When Combet took over as ACTU secretary, he created a very effective mass campaign machine to overturn Howard’s Work Choices laws. It proved instrumental in turning public opinion against Howard, leading to his ouster from power in 2007.
But Combet did not stick around to oversee the aftermath — he jumped ship to a safe Labor seat. His successor, Lawrence, toyed with various strategies. He spent a lot of time negotiating the detail of Labor’s Fair Work Act. But critics claimed he was a technocrat, and marking time.
When Oliver took over in 2012, he refined Combet’s campaign model, using union funds on a big scale to transform the ACTU into an almost permanent fighting machine to aid Labor.
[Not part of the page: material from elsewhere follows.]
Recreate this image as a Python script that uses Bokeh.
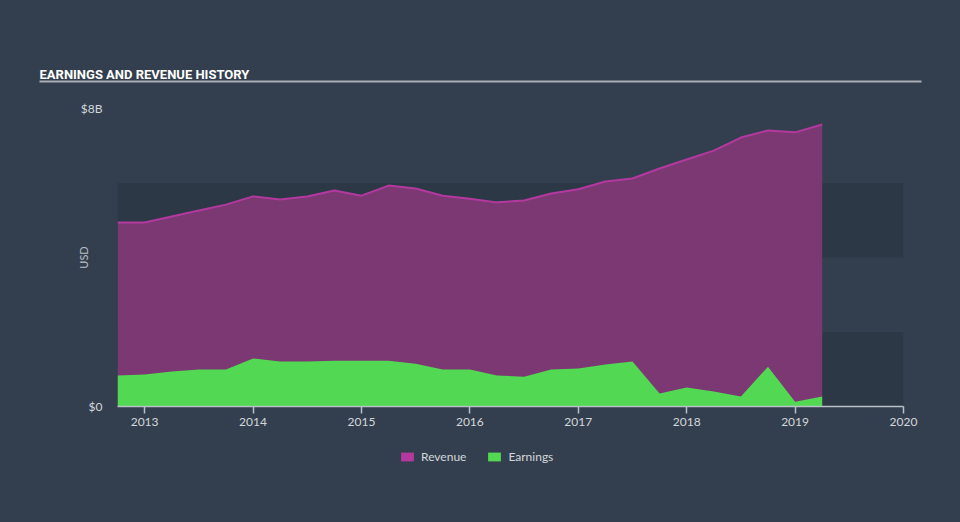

All the same, the ACTU’s authority weakened. A side-effect of Kelty’s earlier creation of super-unions was that behemoths such as the CFMEU and Shorten’s former Australian Workers Union did not need the ACTU any more because they could do their own bargaining and political lobbying. Yet the ACTU needed the CFMEU in particular, which in large part is why various ACTU leaders have lacked the courage to distance their organisation from rogue behaviour and even alleged criminality by construction union officials, despite the firm contrary views held by Hawke and others.
The alternative, if an offended CFMEU walked away from the ACTU, would be costly in terms of numbers to support the left-controlled ACTU, and in lost affiliation fees that keep the organisation financially afloat.
It is for similar reasons that the ACTU leadership was tardy in acting against the corruption in the HSU. The ACTU remained publicly silent when the giant right-wing Shop Distributive and Allied Employees Association was outed for cutting the weekend penalty rates of workers at Coles — a reprehensible act in union terms.
McManus now takes control of this weakened organisation struggling to find its way. She seeks to carry on Oliver’s campaign model — though more aggressively, by pushing Labor to beef up its pro-union position. The risk is very high that membership will continue to decline and unions will lose their critical mass. That would gut the ACTU.